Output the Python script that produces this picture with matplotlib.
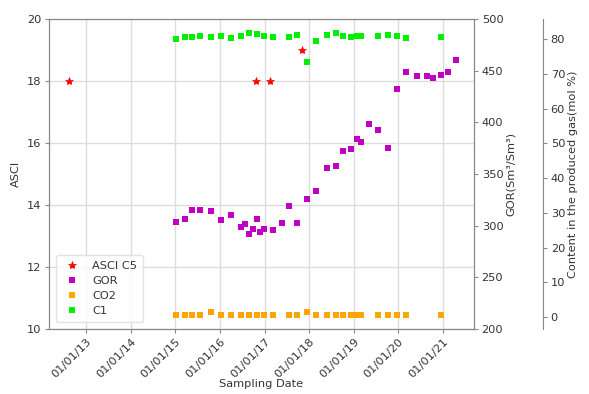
import pandas as pd
import matplotlib.pyplot as plt
import matplotlib.dates as mdates

# ---------------- data ----------------
asci_dates = ['2012-08-12', '2016-10-23', '2017-02-15', '2017-11-01']
asci_c5 = [18, 18, 18, 19]

gor_dates = ['2015-01-05', '2015-03-18', '2015-05-14', '2015-07-24', '2015-10-20',
             '2016-01-08', '2016-04-04', '2016-06-25', '2016-07-23', '2016-08-27',
             '2016-10-01', '2016-10-31', '2016-11-24', '2016-12-27', '2017-03-08',
             '2017-05-26', '2017-07-16', '2017-09-26', '2017-12-14', '2018-02-25',
             '2018-05-23', '2018-08-08', '2018-10-04', '2018-12-06', '2019-01-29',
             '2019-03-01', '2019-05-08', '2019-07-16', '2019-10-06', '2019-12-20',
             '2020-03-05', '2020-06-01', '2020-08-19', '2020-10-12', '2020-12-12',
             '2021-02-10', '2021-04-14']
gor = [304, 306, 315, 315, 314, 305, 310, 299, 302, 292, 297, 306, 294, 296.5, 296,
       303, 319, 303, 326, 334, 356, 358, 372, 374, 384, 381, 398, 393, 375, 432,
       449, 444.5, 444.5, 443, 446, 449, 460]

gas_dates = ['2015-01-05', '2015-03-18', '2015-05-14', '2015-07-24', '2015-10-20',
             '2016-01-08', '2016-04-04', '2016-06-25', '2016-08-27', '2016-10-31',
             '2016-12-27', '2017-03-08', '2017-07-16', '2017-09-26', '2017-12-14',
             '2018-02-25', '2018-05-23', '2018-08-08', '2018-10-04', '2018-12-06',
             '2019-01-29', '2019-03-01', '2019-07-16', '2019-10-06', '2019-12-20',
             '2020-03-05', '2020-12-12']
co2 = [0.7, 0.7, 0.7, 0.7, 1.4, 0.7, 0.7, 0.7, 0.7, 0.7, 0.7, 0.7, 0.7, 0.7, 1.4,
       0.7, 0.7, 0.7, 0.7, 0.7, 0.7, 0.7, 0.7, 0.7, 0.7, 0.7, 0.7]
c1 = [80.0, 80.7, 80.7, 81.0, 80.5, 81.0, 80.3, 80.8, 81.7, 81.4, 80.8, 80.5, 80.7,
      81.2, 73.3, 79.6, 81.3, 81.7, 80.9, 80.6, 80.9, 80.9, 80.9, 81.2, 80.8, 80.4, 80.7]
# ----------------------------------------------------------

grey = '#888888'
txt = '#333333'
plt.rcParams['font.family'] = 'DejaVu Sans'
plt.rcParams['font.size'] = 8.2

fig = plt.figure(figsize=(5.89, 3.94), dpi=100)
ax = fig.add_axes([0.0832, 0.165, 0.7216, 0.7868])
ax2 = ax.twinx()
ax3 = ax.twinx()
ax3.spines['right'].set_position(('axes', 1.1624))

h1, = ax.plot(pd.to_datetime(asci_dates), asci_c5, '*', color='red', ms=6,
              mew=0.5, label='ASCI C5')
h2, = ax2.plot(pd.to_datetime(gor_dates), gor, 's', color='#c000c0', ms=4.3,
               mew=0, label='GOR')
h3, = ax3.plot(pd.to_datetime(gas_dates), co2, 's', color='#ffa500', ms=4.3,
               mew=0, label='CO2')
h4, = ax3.plot(pd.to_datetime(gas_dates), c1, 's', color='#00ee00', ms=4.3,
               mew=0, label='C1')

ax.set_xlim(pd.Timestamp('2012-03-03'), pd.Timestamp('2021-09-11'))
ax.set_ylim(10, 20)
ax.set_yticks([10, 12, 14, 16, 18, 20])
ax2.set_ylim(200, 500)
ax2.set_yticks([200, 250, 300, 350, 400, 450, 500])
ax3.set_ylim(-3.4, 85.8)
ax3.set_yticks([0, 10, 20, 30, 40, 50, 60, 70, 80])

ax.xaxis.set_major_locator(mdates.YearLocator())
ax.xaxis.set_major_formatter(mdates.DateFormatter('%d/%m/%y'))
for lab in ax.get_xticklabels():
    lab.set_rotation(45)
    lab.set_ha('right')
    lab.set_rotation_mode('anchor')

ax.grid(True, color='#dddddd', linewidth=1)
ax.set_axisbelow(True)

for a in (ax, ax2, ax3):
    for s in a.spines.values():
        s.set_color(grey)
    a.tick_params(colors=grey, labelcolor=txt, length=3, pad=2.5)
ax3.spines['left'].set_visible(False)
ax3.spines['top'].set_visible(False)
ax3.spines['bottom'].set_visible(False)

ax.set_xlabel('Sampling Date', color=txt, labelpad=-1)
ax.set_ylabel('ASCI', color=txt)
ax2.set_ylabel('GOR(Sm³/Sm³)', color=txt, labelpad=2)
ax3.set_ylabel('Content in the produced gas(mol %)', color=txt, labelpad=2)

leg = ax3.legend(handles=[h1, h2, h3, h4], loc='lower left', numpoints=1,
                 frameon=True, fontsize=8.2, borderaxespad=0.6,
                 handletextpad=0.9, handlelength=1.8, labelspacing=0.45,
                 borderpad=0.5)
leg.get_frame().set_edgecolor('#dddddd')
for t in leg.get_texts():
    t.set_color(txt)

fig.savefig('out.png', dpi=100)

> [Problem requirements] Write out the full set of lines verbatim, without the pictures.

> [Solution]
Output the Python script that produces this picture with matplotlib.
import pandas as pd
import matplotlib.pyplot as plt
import matplotlib.dates as mdates

# ---------------- data ----------------
asci_dates = ['2012-08-12', '2016-10-23', '2017-02-15', '2017-11-01']
asci_c5 = [18, 18, 18, 19]

gor_dates = ['2015-01-05', '2015-03-18', '2015-05-14', '2015-07-24', '2015-10-20',
             '2016-01-08', '2016-04-04', '2016-06-25', '2016-07-23', '2016-08-27',
             '2016-10-01', '2016-10-31', '2016-11-24', '2016-12-27', '2017-03-08',
             '2017-05-26', '2017-07-16', '2017-09-26', '2017-12-14', '2018-02-25',
             '2018-05-23', '2018-08-08', '2018-10-04', '2018-12-06', '2019-01-29',
             '2019-03-01', '2019-05-08', '2019-07-16', '2019-10-06', '2019-12-20',
             '2020-03-05', '2020-06-01', '2020-08-19', '2020-10-12', '2020-12-12',
             '2021-02-10', '2021-04-14']
gor = [304, 306, 315, 315, 314, 305, 310, 299, 302, 292, 297, 306, 294, 296.5, 296,
       303, 319, 303, 326, 334, 356, 358, 372, 374, 384, 381, 398, 393, 375, 432,
       449, 444.5, 444.5, 443, 446, 449, 460]

gas_dates = ['2015-01-05', '2015-03-18', '2015-05-14', '2015-07-24', '2015-10-20',
             '2016-01-08', '2016-04-04', '2016-06-25', '2016-08-27', '2016-10-31',
             '2016-12-27', '2017-03-08', '2017-07-16', '2017-09-26', '2017-12-14',
             '2018-02-25', '2018-05-23', '2018-08-08', '2018-10-04', '2018-12-06',
             '2019-01-29', '2019-03-01', '2019-07-16', '2019-10-06', '2019-12-20',
             '2020-03-05', '2020-12-12']
co2 = [0.7, 0.7, 0.7, 0.7, 1.4, 0.7, 0.7, 0.7, 0.7, 0.7, 0.7, 0.7, 0.7, 0.7, 1.4,
       0.7, 0.7, 0.7, 0.7, 0.7, 0.7, 0.7, 0.7, 0.7, 0.7, 0.7, 0.7]
c1 = [80.0, 80.7, 80.7, 81.0, 80.5, 81.0, 80.3, 80.8, 81.7, 81.4, 80.8, 80.5, 80.7,
      81.2, 73.3, 79.6, 81.3, 81.7, 80.9, 80.6, 80.9, 80.9, 80.9, 81.2, 80.8, 80.4, 80.7]
# ----------------------------------------------------------

grey = '#888888'
txt = '#333333'
plt.rcParams['font.family'] = 'DejaVu Sans'
plt.rcParams['font.size'] = 8.2

fig = plt.figure(figsize=(5.89, 3.94), dpi=100)
ax = fig.add_axes([0.0832, 0.165, 0.7216, 0.7868])
ax2 = ax.twinx()
ax3 = ax.twinx()
ax3.spines['right'].set_position(('axes', 1.1624))

h1, = ax.plot(pd.to_datetime(asci_dates), asci_c5, '*', color='red', ms=6,
              mew=0.5, label='ASCI C5')
h2, = ax2.plot(pd.to_datetime(gor_dates), gor, 's', color='#c000c0', ms=4.3,
               mew=0, label='GOR')
h3, = ax3.plot(pd.to_datetime(gas_dates), co2, 's', color='#ffa500', ms=4.3,
               mew=0, label='CO2')
h4, = ax3.plot(pd.to_datetime(gas_dates), c1, 's', color='#00ee00', ms=4.3,
               mew=0, label='C1')

ax.set_xlim(pd.Timestamp('2012-03-03'), pd.Timestamp('2021-09-11'))
ax.set_ylim(10, 20)
ax.set_yticks([10, 12, 14, 16, 18, 20])
ax2.set_ylim(200, 500)
ax2.set_yticks([200, 250, 300, 350, 400, 450, 500])
ax3.set_ylim(-3.4, 85.8)
ax3.set_yticks([0, 10, 20, 30, 40, 50, 60, 70, 80])

ax.xaxis.set_major_locator(mdates.YearLocator())
ax.xaxis.set_major_formatter(mdates.DateFormatter('%d/%m/%y'))
for lab in ax.get_xticklabels():
    lab.set_rotation(45)
    lab.set_ha('right')
    lab.set_rotation_mode('anchor')

ax.grid(True, color='#dddddd', linewidth=1)
ax.set_axisbelow(True)

for a in (ax, ax2, ax3):
    for s in a.spines.values():
        s.set_color(grey)
    a.tick_params(colors=grey, labelcolor=txt, length=3, pad=2.5)
ax3.spines['left'].set_visible(False)
ax3.spines['top'].set_visible(False)
ax3.spines['bottom'].set_visible(False)

ax.set_xlabel('Sampling Date', color=txt, labelpad=-1)
ax.set_ylabel('ASCI', color=txt)
ax2.set_ylabel('GOR(Sm³/Sm³)', color=txt, labelpad=2)
ax3.set_ylabel('Content in the produced gas(mol %)', color=txt, labelpad=2)

leg = ax3.legend(handles=[h1, h2, h3, h4], loc='lower left', numpoints=1,
                 frameon=True, fontsize=8.2, borderaxespad=0.6,
                 handletextpad=0.9, handlelength=1.8, labelspacing=0.45,
                 borderpad=0.5)
leg.get_frame().set_edgecolor('#dddddd')
for t in leg.get_texts():
    t.set_color(txt)

fig.savefig('out.png', dpi=100)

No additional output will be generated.